Under the name “Tokyo Salad” subway operator Tokyo Metro Co. is growing lettuce, assorted salad greens, and even herbs at a facility near the Nishi-kasai Station on the Tokyo Metro Tozai Line. The cultivation warehouse Metro vegetable center is located under the elevated train tracks of the line.

In the airtight space seven rows of plants are grown hydroponically. Frill lettuce, basil, along with rare finds such as Lollo Rosso (red coral lettuce) and red kale are found among the 11 varieties regularly grown, with roughly 400 plants reportedly growing on a given day.

Seeds are placed on a sponge with tweezers, and the young seedling is raised until the leaves spread out, at which time it is moved to a more spacious area. LEDs shed light on the plants for 16 hours a day and the liquid nutrients are cycled through the system 24/7. It takes roughly three to five weeks for a plant to reach maturity, and there is barely any loss.

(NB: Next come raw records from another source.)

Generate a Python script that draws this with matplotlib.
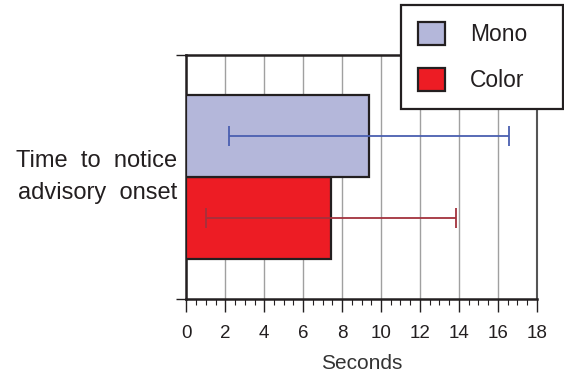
import matplotlib.pyplot as plt
from matplotlib.patches import Patch
from matplotlib.ticker import MultipleLocator

plt.rcParams["font.family"] = ["Liberation Sans", "DejaVu Sans"]
plt.rcParams["text.color"] = "#231f20"

# data
conditions = ["Color", "Mono"]
mean_seconds = [7.42, 9.38]
err_seconds = [6.42, 7.2]
bar_colors = ["#ed1c24", "#b4b7da"]
err_colors = ["#a3323d", "#4a5fb0"]
category_label = "Time  to  notice\nadvisory  onset"

fig = plt.figure(figsize=(5.64, 3.79), dpi=100)
ax = fig.add_axes([0.3305, 0.2103, 0.6211, 0.6454])

ypos = [1, 2]
for y, m, e, fc, ec in zip(ypos, mean_seconds, err_seconds, bar_colors, err_colors):
    ax.barh(y, m, height=1.0, color=fc, edgecolor="#231f20", linewidth=1.6, zorder=3)
    ax.errorbar(m, y, xerr=e, fmt="none", ecolor=ec, elinewidth=1.3,
                capsize=7, capthick=1.3, zorder=4)

ax.set_xlim(0, 18)
ax.set_ylim(0, 3)
ax.xaxis.set_major_locator(MultipleLocator(2))
ax.xaxis.set_minor_locator(MultipleLocator(0.5))
ax.set_yticks([0, 3])
ax.set_yticklabels([])
ax.tick_params(axis="x", which="major", length=9.5, width=1.0, labelsize=13.5, pad=9,
               color="#231f20", labelcolor="#231f20")
ax.tick_params(axis="x", which="minor", length=4.3, width=0.8, color="#231f20")
ax.tick_params(axis="y", length=7, width=1.0, color="#231f20")
ax.grid(axis="x", color="#a0a0a0", linewidth=1.0, zorder=0)
ax.set_axisbelow(True)

for side in ["left", "bottom", "top"]:
    ax.spines[side].set_linewidth(1.8)
    ax.spines[side].set_color("#231f20")
ax.spines["right"].set_linewidth(1.5)
ax.spines["right"].set_color("#555555")

ax.set_xlabel("Seconds", fontsize=15, labelpad=8.5, color="#333333")
ax.text(-0.027, 0.5, category_label, transform=ax.transAxes, ha="right", va="center",
        fontsize=17, linespacing=1.55, multialignment="right")

handles = [Patch(facecolor=bar_colors[1], edgecolor="#231f20", linewidth=1.6, label="Mono"),
           Patch(facecolor=bar_colors[0], edgecolor="#231f20", linewidth=1.6, label="Color")]
leg = fig.legend(handles=handles, loc="upper left", bbox_to_anchor=(0.711, 0.717, 0.287, 0.27),
                 mode="expand", fontsize=16.5, frameon=True, fancybox=False, edgecolor="#231f20",
                 framealpha=1, handlelength=1.15, handleheight=1.15, labelspacing=0.95,
                 handletextpad=1.1, borderpad=0.75, borderaxespad=0)
leg.get_frame().set_linewidth(1.6)
leg.set_zorder(10)

fig.savefig("out.png", dpi=100)
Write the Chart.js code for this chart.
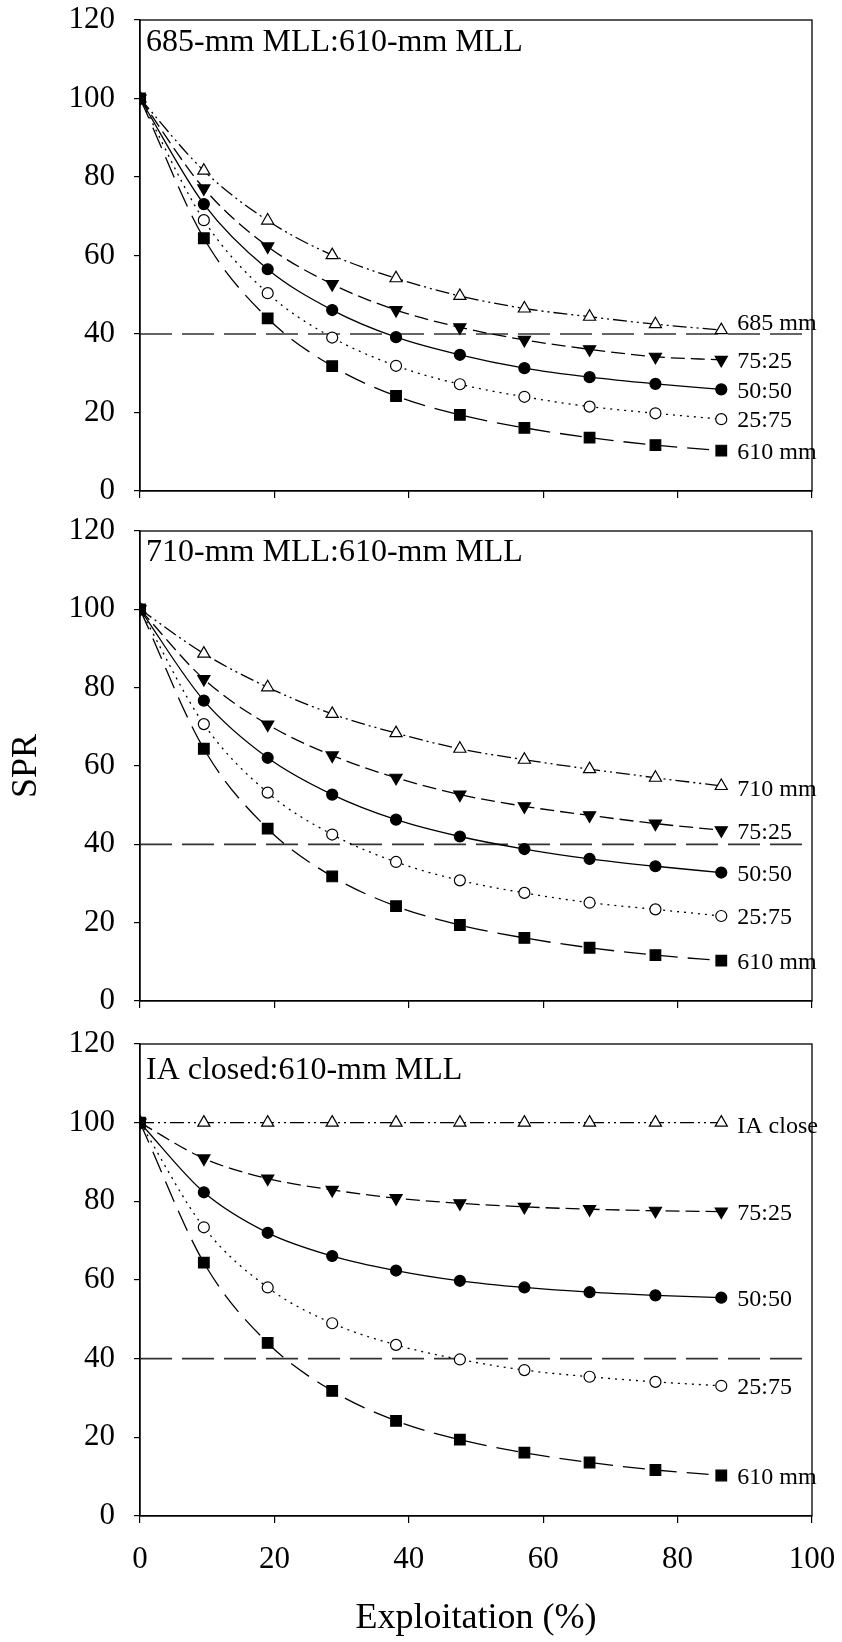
<!DOCTYPE html>
<html>
<head>
<meta charset="utf-8">
<script src="https://cdn.jsdelivr.net/npm/chart.js@4.4.1/dist/chart.umd.min.js"></script>
<style>
  html, body { margin: 0; padding: 0; background: #fff; }
  #wrap { position: relative; width: 842px; height: 1642px; }
  .panel { position: absolute; left: 0; width: 842px; }
</style>
</head>
<body>
<div id="wrap">
  <div class="panel" style="top:0;height:505px"><canvas id="panel1"></canvas></div>
  <div class="panel" style="top:505px;height:510px"><canvas id="panel2"></canvas></div>
  <div class="panel" style="top:1015px;height:627px"><canvas id="panel3"></canvas></div>
</div>
<script>
// exploitation rates (%) shared by every series
const exploitation = [0, 9.5, 19, 28.6, 38.1, 47.6, 57.2, 66.9, 76.7, 86.5];
const xTicks = [0, 20, 40, 60, 80, 100];
const yTicks = [0, 20, 40, 60, 80, 100, 120];
const threshold = 40;

// 610-mm MLL curve, identical in all three panels
const mll610 = [100, 64.4, 44.0, 31.8, 24.2, 19.4, 16.1, 13.6, 11.7, 10.3];

// panel 1: 685-mm MLL : 610-mm MLL
const p1Title = '685-mm MLL:610-mm MLL';
const p1Names = ['685 mm', '75:25', '50:50', '25:75', '610 mm'];
const p1Long  = [100, 81.6, 68.9, 60.1, 54.2, 49.7, 46.5, 44.4, 42.5, 41.0];
const p1Mix75 = [100, 77.1, 62.3, 52.7, 46.1, 41.7, 38.5, 36.1, 34.2, 33.4];
const p1Mix50 = [100, 73.1, 56.5, 46.1, 39.2, 34.7, 31.3, 29.0, 27.3, 25.9];
const p1Mix25 = [100, 69.0, 50.4, 39.1, 31.9, 27.2, 24.0, 21.5, 19.8, 18.3];

// panel 2: 710-mm MLL : 610-mm MLL
const p2Title = '710-mm MLL:610-mm MLL';
const p2Names = ['710 mm', '75:25', '50:50', '25:75', '610 mm'];
const p2Long  = [100, 88.7, 80.1, 73.3, 68.4, 64.4, 61.6, 59.2, 57.0, 54.9];
const p2Mix75 = [100, 82.2, 70.6, 62.7, 57.0, 52.7, 49.7, 47.4, 45.3, 43.6];
const p2Mix50 = [100, 76.7, 62.1, 52.7, 46.3, 42.0, 38.8, 36.3, 34.4, 32.8];
const p2Mix25 = [100, 70.7, 53.2, 42.5, 35.5, 30.8, 27.6, 25.1, 23.4, 21.7];

// panel 3: IA closed : 610-mm MLL
const p3Title = 'IA closed:610-mm MLL';
const p3Names = ['IA close', '75:25', '50:50', '25:75', '610 mm'];
const p3Long  = [100, 100, 100, 100, 100, 100, 100, 100, 100, 100];
const p3Mix75 = [100, 90.9, 85.8, 82.9, 80.8, 79.5, 78.6, 78.0, 77.6, 77.4];
const p3Mix50 = [100, 82.3, 72.0, 66.1, 62.4, 59.8, 58.1, 56.9, 56.1, 55.5];
const p3Mix25 = [100, 73.4, 58.1, 49.0, 43.5, 39.8, 37.1, 35.4, 34.1, 33.1];

const SERIF = '"Liberation Serif", "Times New Roman", Times, serif';

// marker / line look for each of the five series, top to bottom
const looks = [
  { pointStyle: 'triangle', rotation: 0,   radius: 7,   fill: '#fff', dash: [14, 4, 2, 4, 2, 4] },
  { pointStyle: 'triangle', rotation: 180, radius: 7,   fill: '#000', dash: [14, 6] },
  { pointStyle: 'circle',   rotation: 0,   radius: 5.5, fill: '#000', dash: [] },
  { pointStyle: 'circle',   rotation: 0,   radius: 5.5, fill: '#fff', dash: [2, 5] },
  { pointStyle: 'rect',     rotation: 0,   radius: 7.5, fill: '#000', dash: [22, 10] }
];

function toPoints(values) {
  return values.map((v, i) => ({ x: exploitation[i], y: v }));
}

const panelDecor = {
  id: 'panelDecor',
  afterDatasetsDraw(chart, args, opts) {
    const { ctx, chartArea, scales: { x, y } } = chart;
    ctx.save();
    // box around the plot
    ctx.strokeStyle = '#000';
    ctx.lineWidth = 1.3;
    ctx.strokeRect(chartArea.left, chartArea.top, chartArea.right - chartArea.left, chartArea.bottom - chartArea.top);

    // series labels at the right end of each curve
    ctx.fillStyle = '#000';
    ctx.textAlign = 'left';
    ctx.textBaseline = 'middle';
    ctx.font = '24px ' + SERIF;
    chart.data.datasets.forEach(ds => {
      if (!ds.endLabel) return;
      const last = ds.data[ds.data.length - 1];
      ctx.fillText(ds.endLabel, x.getPixelForValue(last.x) + 16, y.getPixelForValue(last.y) + 2 + (ds.labelShift || 0));
    });

    // panel heading
    ctx.font = '32px ' + SERIF;
    ctx.fillText(opts.title, chartArea.left + 6, chartArea.top + opts.titleDy);
    ctx.restore();
  }
};

function makePanel(canvasId, cfg) {
  const datasets = cfg.series.map((vals, i) => {
    const lk = looks[i];
    return {
      label: cfg.names[i],
      endLabel: cfg.names[i],
      labelShift: i === 0 ? cfg.firstShift : 0,
      data: toPoints(vals),
      borderColor: '#000',
      borderWidth: 1.3,
      borderDash: lk.dash,
      cubicInterpolationMode: 'monotone',
      pointStyle: lk.pointStyle,
      pointRotation: lk.rotation,
      pointRadius: lk.radius,
      pointBackgroundColor: lk.fill,
      pointBorderColor: '#000',
      pointBorderWidth: 1.2,
      order: i === 2 ? 0 : 1
    };
  });
  datasets.push({
    label: 'threshold',
    data: [{ x: xTicks[0], y: threshold }, { x: xTicks[xTicks.length - 1], y: threshold }],
    borderColor: '#333',
    borderWidth: 1.6,
    borderDash: [32, 10],
    pointRadius: 0,
    order: 2
  });

  return new Chart(document.getElementById(canvasId), {
    type: 'line',
    data: { datasets },
    plugins: [panelDecor],
    options: {
      responsive: true,
      maintainAspectRatio: false,
      animation: false,
      devicePixelRatio: 1,
      layout: { padding: { top: cfg.padTop, right: 30, left: 0, bottom: 0 } },
      plugins: {
        legend: { display: false },
        tooltip: { enabled: false },
        panelDecor: { title: cfg.title, titleDy: cfg.titleDy }
      },
      scales: {
        x: {
          type: 'linear',
          min: 0,
          max: 100,
          afterBuildTicks: s => { s.ticks = xTicks.map(v => ({ value: v })); },
          afterFit: s => { s.height = cfg.xHeight; s.paddingLeft = 0; s.paddingRight = 0; },
          ticks: {
            display: cfg.showX,
            color: '#000',
            padding: 18,
            font: { family: SERIF, size: 31 }
          },
          grid: { drawOnChartArea: false, drawTicks: true, tickLength: 7, color: '#000', lineWidth: 1.2 },
          border: { color: '#000', width: 1.3 },
          title: {
            display: cfg.showX,
            text: 'Exploitation (%)',
            color: '#000',
            font: { family: SERIF, size: 36 },
            padding: { top: 0, bottom: 2 }
          }
        },
        y: {
          min: 0,
          max: 120,
          afterBuildTicks: s => { s.ticks = yTicks.map(v => ({ value: v })); },
          afterFit: s => { s.width = 140; s.paddingTop = 0; s.paddingBottom = 0; },
          ticks: {
            color: '#000',
            padding: 19,
            font: { family: SERIF, size: 31 }
          },
          grid: { drawOnChartArea: false, drawTicks: true, tickLength: 6, color: '#000', lineWidth: 1.2 },
          border: { color: '#000', width: 1.3 },
          title: {
            display: cfg.showY,
            text: 'SPR',
            color: '#000',
            font: { family: SERIF, size: 36 },
            padding: { top: 5, bottom: 0 }
          }
        }
      }
    }
  });
}

makePanel('panel1', {
  title: p1Title, names: p1Names,
  series: [p1Long, p1Mix75, p1Mix50, p1Mix25, mll610],
  padTop: 20, xHeight: 14, titleDy: 23, firstShift: -8,
  showX: false, showY: false
});
makePanel('panel2', {
  title: p2Title, names: p2Names,
  series: [p2Long, p2Mix75, p2Mix50, p2Mix25, mll610],
  padTop: 26, xHeight: 14, titleDy: 22, firstShift: 2,
  showX: false, showY: true
});
makePanel('panel3', {
  title: p3Title, names: p3Names,
  series: [p3Long, p3Mix75, p3Mix50, p3Mix25, mll610],
  padTop: 29, xHeight: 126, titleDy: 27, firstShift: 2,
  showX: true, showY: false
});
</script>
</body>
</html>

The leaves are are soft all the way to the exterior of the plant, can be preserved for a long period of time, and because no chemical fertilizers were used to grow them and they never touched soil, the entire plant can be eaten without being washed.

So-called plant factories like this are the focus of efforts by the Ministry of Agriculture, Forestry and Fisheries to expand safe provision of products like vegetables, high productivity and job creation. According to the ministry, the number of cultivators using artificial lights has tripled from 2011 to 197 locations as of February 2017.

The operation is a joint project with group company Metro Development Co., which began sales of the lettuce and other products in April 2015.